WASHINGTON, D.C. — Despite what you might think, the Montreal Canadiens aren’t under any illusions about Juraj Slafkovsky’s preparedness — or lack thereof — to be an impact player in the NHL right now.
They drafted him first overall this past summer knowing he’d be a project, that it would likely take several seasons for him to develop into the player they think he’ll eventually be, that he’ll have to grow into that 6-foot-4, 238-pound body of his, and they’re watching the same games you and I are.
They’ve probably drawn the same conclusion, as well — that Slafkovsky will benefit from time in the American Hockey League at some point in the near future.
But the Canadiens aren’t likely to send him there before exposing him to more hockey at this level to help establish the habits they want to see in his game.
Contrary to popular opinion, that actually is what’s best for the big Slovak’s development at this exact stage.
It’s totally understandable to feel that Slafkovsky — who topped out 12:41 in a 3-1 loss to the Washington Capitals on Saturday after playing less than 11 minutes in each of his first two NHL games — would be better off in a league where the puck would be on his stick far more often, where he could dangle his way through on the rush, score goals and feel that much better about himself.
To see him register just one shot on net through his three games while failing to establish much in the way of offensive-zone pressure with linemates Christian Dvorak and Brendan Gallagher, is to know things are moving slightly too fast for him at this level.
But, as Canadiens coach Martin St.
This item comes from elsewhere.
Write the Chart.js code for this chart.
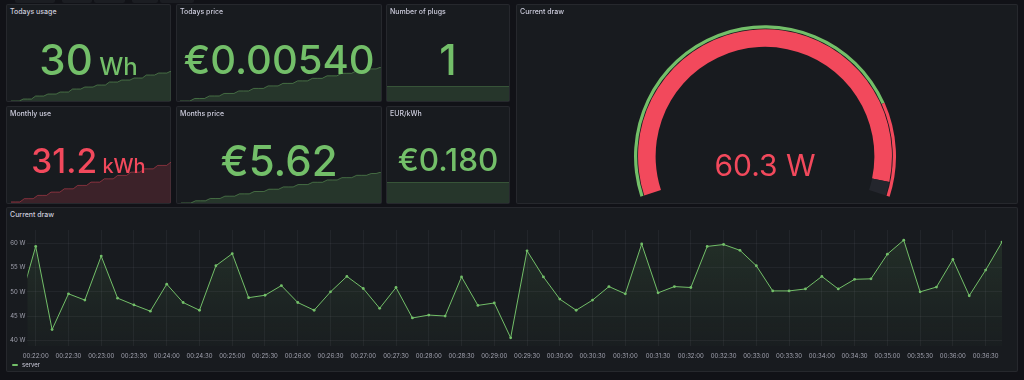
<!DOCTYPE html>
<html>
<head>
<meta charset="utf-8">
<script src="https://cdn.jsdelivr.net/npm/chart.js@4.4.1/dist/chart.umd.min.js"></script>
<style>
  html, body { margin: 0; padding: 0; width: 1024px; height: 380px; overflow: hidden; background: #111217; font-family: Inter, "Noto Sans", sans-serif; }
  .panel { position: absolute; background: #181b1f; border: 1px solid rgba(204,204,220,0.08); box-sizing: border-box; border-radius: 2px; }
  .title { position: absolute; font-size: 7px; font-weight: 500; color: #ccccdc; line-height: 10px; white-space: nowrap; }
  .val { position: absolute; text-align: center; white-space: pre; font-weight: 500; line-height: 1; }
  .box { position: absolute; }
  .tb { position: absolute; top: 0; height: 3px; background: #1b1d22; border-radius: 0 0 2px 2px; }
  .legend { position: absolute; left: 12px; top: 361px; font-size: 6px; color: #ccccdc; line-height: 8px; }
  .legend i { display: inline-block; width: 6px; height: 2px; background: #73bf69; vertical-align: middle; margin-right: 4px; border-radius: 1px; }
</style>
</head>
<body>
<div id="root"></div>
<script>
// stat panels
const statTitles = ['Todays usage', 'Todays price', 'Number of plugs', 'Monthly use', 'Months price', 'EUR/kWh'];
const statValues = ['30', '€0.00540', '1', '31.2', '€5.62', '€0.180'];
const statUnits = ['Wh', '', '', 'kWh', '', ''];
const statColors = ['green', 'green', 'green', 'red', 'green', 'green'];

// sparklines (cumulative counters)
const usageTodaySpark = [0, 0, 0, 2, 2, 2, 5, 5, 5, 7, 7, 7, 9, 9, 9, 12, 12, 12, 14, 14, 14, 16, 16, 16, 19, 19, 19, 21, 21, 21, 23, 23, 23, 26, 26, 26, 28, 28, 28, 30];
const priceTodaySpark = [0, 0, 0, 0.0004, 0.0004, 0.0004, 0.0008, 0.0008, 0.0008, 0.0012, 0.0012, 0.0012, 0.0016, 0.0016, 0.0016, 0.0020, 0.0020, 0.0020, 0.0024, 0.0024, 0.0024, 0.0028, 0.0028, 0.0028, 0.0032, 0.0032, 0.0032, 0.0036, 0.0036, 0.0036, 0.0040, 0.0040, 0.0040, 0.0044, 0.0044, 0.0044, 0.0048, 0.0048, 0.0048, 0.0051, 0.0051, 0.0054];
const plugsSpark = [1, 1];
const monthUseSpark = [0.8, 0.8, 0.8, 3.3, 3.3, 3.3, 5.8, 5.8, 5.8, 8.3, 8.3, 8.3, 10.8, 10.8, 10.8, 13.4, 13.4, 13.4, 15.9, 15.9, 15.9, 18.4, 18.4, 18.4, 21.0, 21.0, 21.0, 23.5, 23.5, 23.5, 26.0, 26.0, 26.0, 28.6, 28.6, 28.6, 31.2];
const monthPriceSpark = [0, 0, 0, 0.40, 0.40, 0.40, 0.82, 0.82, 0.82, 1.24, 1.24, 1.24, 1.66, 1.66, 1.66, 2.08, 2.08, 2.08, 2.50, 2.50, 2.50, 2.92, 2.92, 2.92, 3.34, 3.34, 3.34, 3.76, 3.76, 3.76, 4.18, 4.18, 4.18, 4.60, 4.60, 4.60, 5.02, 5.02, 5.02, 5.35, 5.35, 5.62];
const eurKwhSpark = [0.18, 0.18];

// gauge
const gaugeTitle = 'Current draw';
const gaugeValue = 60.3;
const gaugeMax = 62.1;
const gaugeThreshold = 50;

// time series: Current draw, one sample every 15 s
const drawTimes = ['00:21:45', '00:22:00', '00:22:15', '00:22:30', '00:22:45', '00:23:00', '00:23:15', '00:23:30', '00:23:45',
  '00:24:00', '00:24:15', '00:24:30', '00:24:45', '00:25:00', '00:25:15', '00:25:30', '00:25:45', '00:26:00', '00:26:15',
  '00:26:30', '00:26:45', '00:27:00', '00:27:15', '00:27:30', '00:27:45', '00:28:00', '00:28:15', '00:28:30', '00:28:45',
  '00:29:00', '00:29:15', '00:29:30', '00:29:45', '00:30:00', '00:30:15', '00:30:30', '00:30:45', '00:31:00', '00:31:15',
  '00:31:30', '00:31:45', '00:32:00', '00:32:15', '00:32:30', '00:32:45', '00:33:00', '00:33:15', '00:33:30', '00:33:45',
  '00:34:00', '00:34:15', '00:34:30', '00:34:45', '00:35:00', '00:35:15', '00:35:30', '00:35:45', '00:36:00', '00:36:15',
  '00:36:30', '00:36:45'];
const drawValues = [47.5, 59.4, 42.2, 49.6, 48.3, 57.4, 48.7, 47.3, 46.0,
  51.6, 47.8, 46.2, 55.4, 57.9, 48.8, 49.3, 51.3, 47.8, 46.2,
  50.0, 53.2, 50.7, 46.6, 50.9, 44.6, 45.2, 45.0, 53.1, 47.2,
  47.7, 40.5, 58.5, 53.1, 48.5, 46.2, 48.3, 51.1, 49.6, 59.9,
  49.8, 51.1, 50.9, 59.4, 59.8, 58.6, 55.4, 50.2, 50.2, 50.6,
  53.2, 50.6, 52.6, 52.7, 57.8, 60.7, 50.0, 51.0, 56.7, 49.2,
  54.5, 60.3];
const seriesName = 'server';
const yTicks = [40, 45, 50, 55, 60];

const GREEN = '#73bf69', RED = '#f2495c';
const colorOf = c => c === 'red' ? RED : GREEN;
const rgba = (c, a) => c === 'red' ? `rgba(242,73,92,${a})` : `rgba(115,191,105,${a})`;

Chart.defaults.font.family = 'Inter, "Noto Sans", sans-serif';
Chart.defaults.animation = false;

const root = document.getElementById('root');
function el(cls, css, html) {
  const d = document.createElement('div');
  d.className = cls;
  Object.assign(d.style, css);
  if (html !== undefined) d.innerHTML = html;
  root.appendChild(d);
  return d;
}
function canvasBox(l, t, w, h) {
  const d = el('box', { left: l + 'px', top: t + 'px', width: w + 'px', height: h + 'px' });
  const c = document.createElement('canvas');
  d.appendChild(c);
  return c;
}

// ghost toolbar buttons along the top edge
[[15, 40], [62, 30], [94, 31], [132, 26], [160, 34]].forEach(([l, w]) => el('tb', { left: l + 'px', width: w + 'px' }));

// layout: panel rects, value baseline and font sizes, sparkline boxes
const statLayout = [
  { x: 6, y: 4, w: 165, h: 98, base: 75, fs: 42, us: 24, sp: [11, 70, 160, 31] },
  { x: 176, y: 4, w: 206, h: 98, base: 75, fs: 40, us: 0, sp: [180, 66, 201, 35] },
  { x: 386, y: 4, w: 124, h: 98, base: 75, fs: 42, us: 0, sp: [387, 85, 122, 16] },
  { x: 6, y: 106, w: 165, h: 98, base: 174, fs: 33.5, us: 20, sp: [11, 161, 160, 42] },
  { x: 176, y: 106, w: 206, h: 98, base: 176.5, fs: 42, us: 0, sp: [181, 171, 200, 32] },
  { x: 386, y: 106, w: 124, h: 98, base: 171.5, fs: 31.5, us: 0, sp: [387, 181, 122, 22] }
];
const sparks = [usageTodaySpark, priceTodaySpark, plugsSpark, monthUseSpark, monthPriceSpark, eurKwhSpark];

statLayout.forEach((L, i) => {
  el('panel', { left: L.x + 'px', top: L.y + 'px', width: L.w + 'px', height: L.h + 'px' });
  const s = sparks[i];
  const [sl, st, sw, sh] = L.sp;
  new Chart(canvasBox(sl, st, sw, sh), {
    type: 'line',
    data: {
      labels: s.map((_, k) => k),
      datasets: [{
        data: s,
        borderColor: rgba(statColors[i], 0.45),
        backgroundColor: rgba(statColors[i], 0.17),
        borderWidth: 1,
        pointRadius: 0,
        fill: 'start',
        tension: 0
      }]
    },
    options: {
      responsive: true,
      maintainAspectRatio: false,
      layout: { padding: { top: 1 } },
      scales: {
        x: { display: false, offset: false },
        y: { display: false, min: 0, max: Math.max(...s) }
      },
      plugins: { legend: { display: false }, tooltip: { enabled: false } }
    }
  });
  el('title', { left: (L.x + 4) + 'px', top: (L.y + 3) + 'px' }, statTitles[i]);
  const unit = statUnits[i] ? `<span style="font-size:${L.us}px"> ${statUnits[i]}</span>` : '';
  el('val', {
    left: L.x + 'px', width: L.w + 'px', top: (L.base - 0.864 * L.fs) + 'px',
    fontSize: L.fs + 'px', color: colorOf(statColors[i])
  }, statValues[i] + unit);
});

// gauge panel
el('panel', { left: '516px', top: '4px', width: '502px', height: '200px' });
el('title', { left: '520px', top: '7px' }, gaugeTitle);
new Chart(canvasBox(634, 25, 262, 172), {
  type: 'doughnut',
  data: {
    datasets: [
      { data: [gaugeThreshold, gaugeMax - gaugeThreshold], backgroundColor: [GREEN, RED], weight: 3.2 },
      { data: [gaugeMax], backgroundColor: ['rgba(0,0,0,0)'], weight: 0.8 },
      { data: [gaugeValue, gaugeMax - gaugeValue], backgroundColor: [RED, '#24262d'], weight: 17.5 }
    ]
  },
  options: {
    responsive: true,
    maintainAspectRatio: false,
    rotation: -108,
    circumference: 216,
    cutout: '83.5%',
    borderWidth: 0,
    layout: { padding: 0 },
    elements: { arc: { borderWidth: 0 } },
    plugins: { legend: { display: false }, tooltip: { enabled: false } }
  }
});
el('val', { left: '615px', width: '300px', top: (176 - 0.864 * 30) + 'px', fontSize: '30px', fontWeight: 400, color: RED },
  gaugeValue.toFixed(1) + ' W');

// time series panel
el('panel', { left: '6px', top: '207px', width: '1012px', height: '165px' });
el('title', { left: '10px', top: '210px' }, 'Current draw');
const toSec = t => { const [h, m, s] = t.split(':').map(Number); return h * 3600 + m * 60 + s; };
const pad2 = n => String(n).padStart(2, '0');
const fmt = v => pad2(Math.floor(v / 3600)) + ':' + pad2(Math.floor(v / 60) % 60) + ':' + pad2(v % 60);

new Chart(canvasBox(6, 207, 1012, 165), {
  type: 'line',
  data: {
    datasets: [{
      label: seriesName,
      data: drawTimes.map((t, i) => ({ x: toSec(t), y: drawValues[i] })),
      borderColor: GREEN,
      borderWidth: 1,
      pointRadius: 1.4,
      pointBackgroundColor: GREEN,
      pointBorderWidth: 0,
      tension: 0,
      fill: 'start',
      backgroundColor: ctx => {
        const area = ctx.chart.chartArea;
        if (!area) return 'rgba(115,191,105,0.08)';
        const g = ctx.chart.ctx.createLinearGradient(0, area.top, 0, area.bottom);
        g.addColorStop(0, 'rgba(115,191,105,0.13)');
        g.addColorStop(1, 'rgba(115,191,105,0.02)');
        return g;
      }
    }]
  },
  options: {
    responsive: true,
    maintainAspectRatio: false,
    layout: { padding: { left: 0, right: 16, top: 23, bottom: 6 } },
    scales: {
      x: {
        type: 'linear',
        min: 1312.3,
        max: toSec(drawTimes[drawTimes.length - 1]),
        afterFit: s => { s.height = 20; },
        afterBuildTicks: s => { s.ticks = s.ticks.filter(t => Math.abs(t.value % 30) < 0.01); },
        border: { display: false },
        grid: { color: 'rgba(204,204,220,0.06)', drawTicks: false },
        ticks: {
          stepSize: 30, includeBounds: false, autoSkip: false, maxRotation: 0, padding: 7,
          color: 'rgba(204,204,220,0.75)', font: { size: 6 },
          callback: v => fmt(Math.round(v))
        }
      },
      y: {
        min: 38.8,
        max: 62.8,
        afterFit: s => { s.width = 21.3; },
        afterBuildTicks: s => { s.ticks = yTicks.map(v => ({ value: v })); },
        border: { display: false },
        grid: { color: 'rgba(204,204,220,0.06)', drawTicks: false },
        ticks: {
          padding: 2, color: 'rgba(204,204,220,0.75)', font: { size: 6 },
          callback: v => v + ' W'
        }
      }
    },
    plugins: { legend: { display: false }, tooltip: { enabled: false } }
  }
});
el('legend', {}, '<i></i>' + seriesName);
</script>
</body>
</html>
Louis said before Slafkovsky and his teammates took the ice at Capital One Arena, “There’s not one minute that isn’t important in this league,” and every one the 18-year-old is spending here will serve him well.
The Canadiens want Slafkovsky to go through his moments in the NHL and gain valuable insight into what it takes to be effective at this level. The results are secondary for them.
“There’s definitely an adaptation period,” said St. Louis after Saturday’s game, “and he’s going through that right now.”
There’s value in it being difficult. For now.
Not that the Canadiens should risk overexposing Slafkovsky and putting him in situations that could lead to his confidence eroding. But he won’t get any better at this level without gaining a full understanding of what it takes to succeed in the NHL, and that’s not going to happen for him by going straight to the AHL at this point in time.
What this small NHL sample has revealed is Slafkovsky needs a bit more time learning to play more north-south and to battle for the puck on his stick rather than have it just come to him — like it did in Europe and like it will in the AHL.
Not that Slafkovsky hasn’t had solid flashes — showing off a strong skating stride, soft hands and a willingness to drive to the middle of the ice and get physical.
But he’s spent too much of his time forcing plays on the rush and too little of it putting pucks in places where he can take advantage of the size and reach he possesses.
The Canadiens are working with him on that.
“I think for Slaf, he’s going to understand to use his body to his advantage more than just the skillset that he has, especially at his size,” said St. Louis. “And the way a lot of the goals are scored in this league is driving the net and going to the paint and stuff like that, go win the puck in the corner…”
Right now, the goal is to show Slafkovsky how he can do that.
St. Louis put him with Dvorak and Gallagher for that precise reason.
They may not be the optimal linemates for Slafkovsky once he’s figured the North American game out but, as straight-line players who have 1000 games of NHL experience between them, they’re the right ones in the meantime.
“He has a positive attitude,” said Gallagher of the 18-year-old. “We’re working on little things — playing down low, playing on the forecheck, and some chances are starting to come. We hit two posts tonight, so I think we just have to stick with the process. He has a pretty good head on his shoulders, and he understands that.”
Time — even if it’s just a week or two more with the Canadiens — will allow Slafkovsky to understand more.
“It’s different than what he’s used to for sure,” Gallagher continued. “I’ve gone over to the big ice once, and it was a huge adjustment for me. And then there’s another adjustment to make here in terms of learning opponent tendencies. He needs these reps, and we’re with him every day and I can say he’s making good progress.
“I think we’re trying to help him out as much as we can and be positive and constructive and everything he learns right now is going to be huge for him.”
It’s going to allow Slafkovsky to focus on the right things once he does go down to the AHL, and that’s how the Canadiens are thinking about his development at the moment.